(DATA BLOCK):

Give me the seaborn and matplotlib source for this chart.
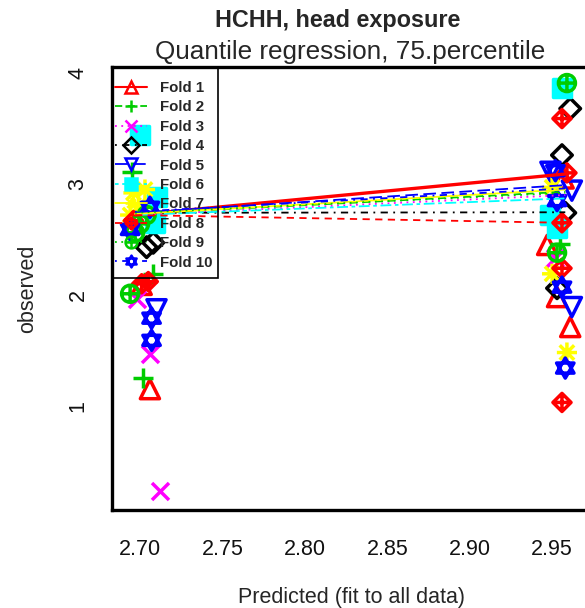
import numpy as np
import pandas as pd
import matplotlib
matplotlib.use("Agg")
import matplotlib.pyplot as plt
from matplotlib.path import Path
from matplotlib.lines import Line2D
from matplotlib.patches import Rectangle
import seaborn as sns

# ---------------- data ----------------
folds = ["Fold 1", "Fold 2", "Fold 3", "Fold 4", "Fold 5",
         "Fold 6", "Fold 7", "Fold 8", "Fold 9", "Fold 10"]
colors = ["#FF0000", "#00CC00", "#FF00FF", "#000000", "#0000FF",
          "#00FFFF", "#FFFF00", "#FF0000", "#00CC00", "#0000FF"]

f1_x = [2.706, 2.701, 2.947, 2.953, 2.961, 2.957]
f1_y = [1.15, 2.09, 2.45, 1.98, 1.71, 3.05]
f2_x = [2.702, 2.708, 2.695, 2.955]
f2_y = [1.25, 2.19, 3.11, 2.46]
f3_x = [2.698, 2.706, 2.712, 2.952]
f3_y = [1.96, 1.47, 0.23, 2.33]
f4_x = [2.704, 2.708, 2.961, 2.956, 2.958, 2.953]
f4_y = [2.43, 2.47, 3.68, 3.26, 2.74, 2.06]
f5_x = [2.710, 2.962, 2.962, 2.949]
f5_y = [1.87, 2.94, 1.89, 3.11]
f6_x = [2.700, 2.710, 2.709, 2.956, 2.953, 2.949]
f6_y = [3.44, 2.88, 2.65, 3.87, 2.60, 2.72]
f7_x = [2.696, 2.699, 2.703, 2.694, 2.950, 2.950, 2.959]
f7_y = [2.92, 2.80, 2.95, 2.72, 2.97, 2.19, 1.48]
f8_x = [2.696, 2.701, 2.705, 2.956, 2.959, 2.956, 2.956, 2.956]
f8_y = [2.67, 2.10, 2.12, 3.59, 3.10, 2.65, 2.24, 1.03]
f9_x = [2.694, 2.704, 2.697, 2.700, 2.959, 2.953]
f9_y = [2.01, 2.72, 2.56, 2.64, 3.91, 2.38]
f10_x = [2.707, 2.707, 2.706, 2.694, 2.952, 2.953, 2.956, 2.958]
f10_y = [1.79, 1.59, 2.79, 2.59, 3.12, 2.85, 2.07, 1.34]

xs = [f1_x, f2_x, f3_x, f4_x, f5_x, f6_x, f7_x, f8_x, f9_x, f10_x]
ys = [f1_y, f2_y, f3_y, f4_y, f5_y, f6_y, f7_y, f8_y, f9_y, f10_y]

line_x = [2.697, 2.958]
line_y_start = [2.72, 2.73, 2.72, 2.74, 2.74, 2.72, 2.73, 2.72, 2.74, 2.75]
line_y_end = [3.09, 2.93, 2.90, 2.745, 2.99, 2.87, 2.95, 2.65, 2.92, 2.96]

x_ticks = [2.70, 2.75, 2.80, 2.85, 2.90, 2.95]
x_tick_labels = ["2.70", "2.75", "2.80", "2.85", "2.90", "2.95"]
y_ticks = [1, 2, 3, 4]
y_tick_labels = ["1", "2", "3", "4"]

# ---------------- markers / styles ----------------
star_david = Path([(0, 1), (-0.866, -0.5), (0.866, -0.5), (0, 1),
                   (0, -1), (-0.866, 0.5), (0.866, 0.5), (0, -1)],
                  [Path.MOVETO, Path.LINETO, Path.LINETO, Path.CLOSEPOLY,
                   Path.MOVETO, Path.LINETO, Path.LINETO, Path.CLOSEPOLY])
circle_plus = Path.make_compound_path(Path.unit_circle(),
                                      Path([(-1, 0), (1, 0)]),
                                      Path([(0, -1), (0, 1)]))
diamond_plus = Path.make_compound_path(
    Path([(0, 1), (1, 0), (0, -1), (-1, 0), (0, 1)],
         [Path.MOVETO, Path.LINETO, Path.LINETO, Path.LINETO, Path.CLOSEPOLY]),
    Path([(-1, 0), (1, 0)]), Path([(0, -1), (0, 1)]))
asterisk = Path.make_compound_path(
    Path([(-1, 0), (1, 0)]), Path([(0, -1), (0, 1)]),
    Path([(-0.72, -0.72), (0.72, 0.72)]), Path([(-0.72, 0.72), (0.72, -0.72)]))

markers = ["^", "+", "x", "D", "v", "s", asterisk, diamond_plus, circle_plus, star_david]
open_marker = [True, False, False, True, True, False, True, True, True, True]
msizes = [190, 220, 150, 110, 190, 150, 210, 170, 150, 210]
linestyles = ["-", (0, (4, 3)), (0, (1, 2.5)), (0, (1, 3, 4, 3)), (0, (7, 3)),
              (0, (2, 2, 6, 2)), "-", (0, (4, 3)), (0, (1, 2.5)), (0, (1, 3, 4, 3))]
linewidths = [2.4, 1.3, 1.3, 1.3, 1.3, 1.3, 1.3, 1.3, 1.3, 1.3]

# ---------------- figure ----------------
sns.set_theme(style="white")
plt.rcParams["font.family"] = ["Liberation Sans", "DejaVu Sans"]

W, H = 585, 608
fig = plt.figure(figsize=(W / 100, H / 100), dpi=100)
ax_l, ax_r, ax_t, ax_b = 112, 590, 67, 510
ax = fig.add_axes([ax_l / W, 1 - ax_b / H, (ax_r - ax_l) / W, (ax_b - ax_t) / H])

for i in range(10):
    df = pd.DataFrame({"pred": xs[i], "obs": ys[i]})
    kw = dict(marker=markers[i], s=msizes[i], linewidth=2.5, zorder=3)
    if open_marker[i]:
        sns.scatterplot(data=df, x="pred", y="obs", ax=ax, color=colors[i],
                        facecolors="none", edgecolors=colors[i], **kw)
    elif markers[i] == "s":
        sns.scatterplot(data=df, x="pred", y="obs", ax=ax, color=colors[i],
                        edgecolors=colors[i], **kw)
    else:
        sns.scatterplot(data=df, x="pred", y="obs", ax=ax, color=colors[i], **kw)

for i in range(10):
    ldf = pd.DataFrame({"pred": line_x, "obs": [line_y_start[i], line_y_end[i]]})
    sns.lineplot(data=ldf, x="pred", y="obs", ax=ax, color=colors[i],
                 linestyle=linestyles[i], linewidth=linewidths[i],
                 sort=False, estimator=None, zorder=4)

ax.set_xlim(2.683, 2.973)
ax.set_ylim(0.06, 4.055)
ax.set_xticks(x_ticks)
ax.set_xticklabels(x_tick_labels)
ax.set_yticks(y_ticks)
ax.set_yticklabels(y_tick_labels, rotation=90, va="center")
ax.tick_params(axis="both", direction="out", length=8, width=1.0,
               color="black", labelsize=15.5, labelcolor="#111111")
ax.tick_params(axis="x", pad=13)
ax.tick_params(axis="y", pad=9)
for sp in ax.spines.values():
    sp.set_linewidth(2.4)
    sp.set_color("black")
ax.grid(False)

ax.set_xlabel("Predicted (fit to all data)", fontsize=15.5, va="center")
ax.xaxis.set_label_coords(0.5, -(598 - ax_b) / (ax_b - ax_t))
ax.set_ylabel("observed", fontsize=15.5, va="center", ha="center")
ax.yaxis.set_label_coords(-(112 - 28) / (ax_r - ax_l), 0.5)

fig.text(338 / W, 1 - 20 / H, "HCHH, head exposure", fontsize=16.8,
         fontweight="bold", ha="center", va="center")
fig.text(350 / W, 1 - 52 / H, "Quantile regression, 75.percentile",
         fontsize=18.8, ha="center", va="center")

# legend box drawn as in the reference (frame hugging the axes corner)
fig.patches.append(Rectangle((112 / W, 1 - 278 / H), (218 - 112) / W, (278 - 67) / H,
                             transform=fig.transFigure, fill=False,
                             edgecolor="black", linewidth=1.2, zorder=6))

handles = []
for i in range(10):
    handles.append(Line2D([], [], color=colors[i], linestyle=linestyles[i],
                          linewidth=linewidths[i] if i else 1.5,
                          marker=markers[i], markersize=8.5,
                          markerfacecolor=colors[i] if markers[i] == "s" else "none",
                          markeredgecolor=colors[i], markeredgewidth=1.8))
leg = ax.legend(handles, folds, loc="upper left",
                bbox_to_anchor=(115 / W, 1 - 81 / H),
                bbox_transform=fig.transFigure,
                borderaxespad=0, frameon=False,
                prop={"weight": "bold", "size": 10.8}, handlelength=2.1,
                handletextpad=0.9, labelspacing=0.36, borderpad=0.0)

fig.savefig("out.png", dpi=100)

(DIRECTIVE): Go from the first line of the data above to the line containing "import seaborn as sns" and retype exactly those lines, both included, but none of the pictures.

(RESPONSE TO THE TASK):
Give me the seaborn and matplotlib source for this chart.
import numpy as np
import pandas as pd
import matplotlib
matplotlib.use("Agg")
import matplotlib.pyplot as plt
from matplotlib.path import Path
from matplotlib.lines import Line2D
from matplotlib.patches import Rectangle
import seaborn as sns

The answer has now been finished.